La vie infinie est votre huitième roman. Comment êtes-vous venue à l’écriture ?
J’ai toujours voulu être écrivain depuis que je suis petite. Depuis que j’ai appris à lire, je me suis dite que je veux faire cela : raconter des histoires parce qu’on peut raconter tout ce qu’on veut, malaxer son matériau à sa guise, lui donner la forme qu’on veut. On est totalement libre. Libre aussi, logistiquement parlant. J’organise mon temps comme je veux. C’est un luxe absolument extraordinaire de pouvoir travailler de chez soi, et ce chez soi peut être n’importe où sur la planète. La difficulté, c’est d’accéder à cela, avec un public qui vous est fidèle. C’est mon cas depuis quelques années.
Vous êtes née de mère guadeloupéenne et de père normand. Vous avez vécu dans la France métropolitaine, mais beaucoup dans les territoires d’outre-mer, notamment dans les Antilles françaises. Quel regard portez-vous sur la littérature des Antilles ? Est-ce qu’elle vous inspire ?
Je les ai tous lus, Raphaël Confiant, Patrick Chamoiseau, Maryse Condé, Gisèle Pineau… Je me sens chez moi dans les pages des auteurs des Antilles, même si je les ai découverts tardivement. J’ai découvert Confiant, Chamoiseau, il y a seulement une dizaine d’années. Et je me dis tant mieux, parce qu’en fait, je serais peut-être passée à côté, si j’avais lu leurs romans trop tôt.
J’adore la littérature antillaise, qui a des propos novateurs, une identité culturelle forte. Raphaël Confiant dit que les écrivains antillais sont obligés d’écrire sur leurs îles, sur ce qu’ils sont, mais ce faisant, avec force et conviction, j’ai l’impression qu’ils rejoignent la veine universelle. La littérature antillaise m’inspire, car c’est une littérature d’une grande richesse, avec un langage très imagé, très sensuel. J’invite tout le monde à plonger dans ses œuvres, qui sont nombreuses et qui emportent la conviction.
Une question rituelle, pour finir. Pourquoi vous écrivez, Jennifer Richard ?

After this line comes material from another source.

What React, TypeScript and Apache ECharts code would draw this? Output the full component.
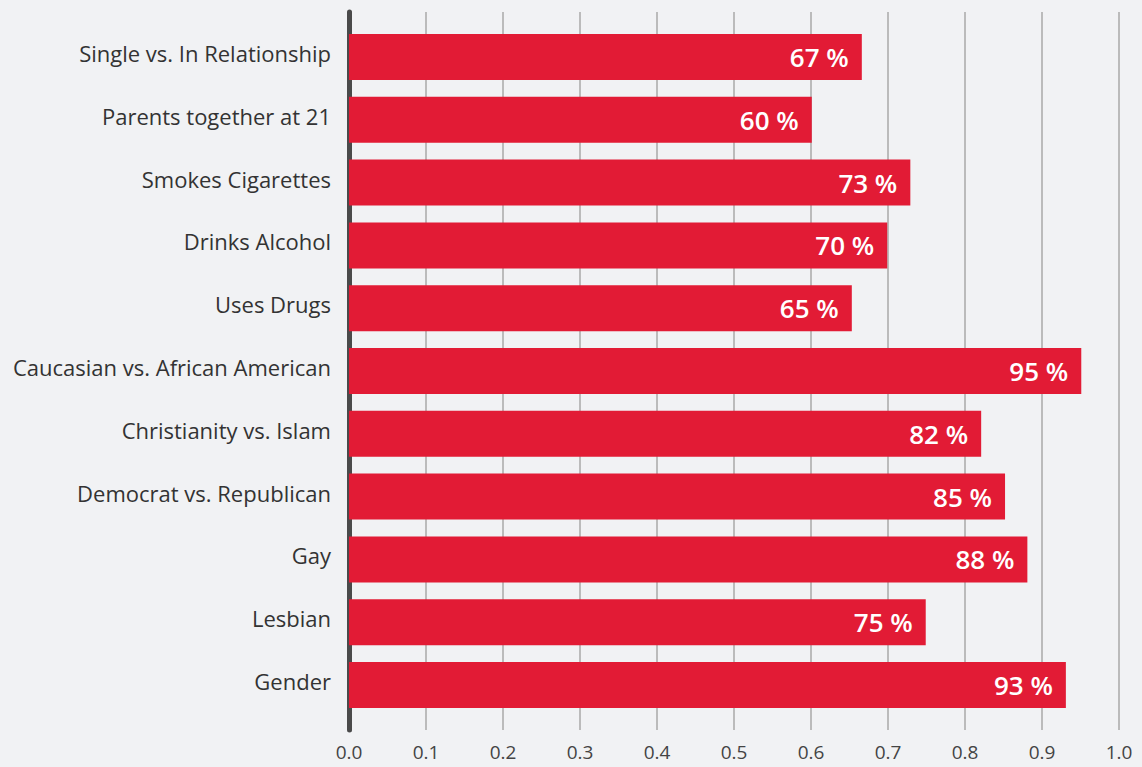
import React, { useEffect, useRef } from "react";
import * as echarts from "echarts";

const categories = [
  "Single vs. In Relationship",
  "Parents together at 21",
  "Smokes Cigarettes",
  "Drinks Alcohol",
  "Uses Drugs",
  "Caucasian vs. African American",
  "Christianity vs. Islam",
  "Democrat vs. Republican",
  "Gay",
  "Lesbian",
  "Gender",
];
const values = [0.666, 0.601, 0.729, 0.699, 0.653, 0.951, 0.821, 0.852, 0.881, 0.749, 0.931];
const xTicks = [0, 0.1, 0.2, 0.3, 0.4, 0.5, 0.6, 0.7, 0.8, 0.9, 1.0];

export default function App() {
  const ref = useRef<HTMLDivElement>(null);
  useEffect(() => {
    if (!ref.current) return;
    const chart = echarts.init(ref.current, null, { renderer: "svg" });
    const font = "'Open Sans', 'Noto Sans', sans-serif";
    chart.setOption({
      animation: false,
      backgroundColor: "#f1f2f4",
      grid: [
        { left: 349, right: 23, top: 25.6, bottom: 50.6 },
        { left: 349, right: 23, top: 12, bottom: 37 },
      ],
      xAxis: [
        { gridIndex: 0, type: "value", min: 0, max: 1, show: false },
        {
          gridIndex: 1,
          type: "value",
          min: xTicks[0],
          max: xTicks[xTicks.length - 1],
          interval: 0.1,
          axisLine: { show: false },
          axisTick: { show: false },
          axisLabel: {
            margin: 12,
            fontSize: 19,
            color: "#444",
            fontFamily: font,
            formatter: (v: number) => v.toFixed(1),
          },
          splitLine: { show: true, lineStyle: { color: "#a9a9a9", width: 1.5 } },
        },
      ],
      yAxis: [
        {
          gridIndex: 0,
          type: "category",
          data: categories,
          inverse: true,
          axisLine: { show: false },
          axisTick: { show: false },
          axisLabel: {
            margin: 18,
            fontSize: 22,
            color: "#333",
            fontFamily: font,
            verticalAlign: "bottom",
            lineHeight: 8,
          },
        },
        {
          gridIndex: 1,
          type: "value",
          min: 0,
          max: 1,
          axisLine: { show: true, lineStyle: { color: "#4a4a4a", width: 5 } },
          axisTick: { show: false },
          axisLabel: { show: false },
          splitLine: { show: false },
        },
      ],
      series: [
        {
          type: "bar",
          xAxisIndex: 0,
          yAxisIndex: 0,
          data: values,
          barWidth: 46,
          itemStyle: { color: "#e21b35" },
          z: 3,
          label: {
            show: true,
            position: "insideRight",
            distance: 13,
            color: "#fff",
            fontSize: 26,
            fontWeight: 600,
            fontFamily: font,
            padding: [4, 0, 0, 0],
            formatter: (p: any) => Math.round(p.value * 100) + " %",
          },
        },
      ],
    });
    return () => chart.dispose();
  }, []);
  return <div ref={ref} style={{ position: "fixed", left: 0, top: 0, width: 1142, height: 767 }} />;
}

J’ai envie de répondre que c’est parce que je ne sais pas faire grand-chose d’autre ! J’aurais pu vous dire aussi qu’écrire, c’est le plus beau métier du monde, le plus épanouissant également. Après huit romans pour adultes et deux titres pour la jeunesse, je mesure aujourd’hui la chance que j’ai de pouvoir donner forme aux interrogations que je porte en moi parfois depuis des années. Ce sont des interrogations sur le sens de la vie, sur la vie, la mort, le passé, le présent et l’avenir. Imaginer des personnages qui seront au service de ces interrogations et parfois réussir à faire partages ces interrogations au lecteur, c’est vraiment quelque chose de merveilleux. Relever ce défi de convaincre le lecteur, livre après livre, est exaltant, quelque chose qui me fait grandir un peu plus chaque fois.
La vie infinie, par Jennifer Richard. Éditions Philippe Rey, 270 pages, 19 euros.
1Il est à toi ce beau pays (Albin Michel, 2018), Le diable parle toutes les langues (Albin Michel, 2021), Notre royaume n’est pas de ce monde (Albin Michel, 2022).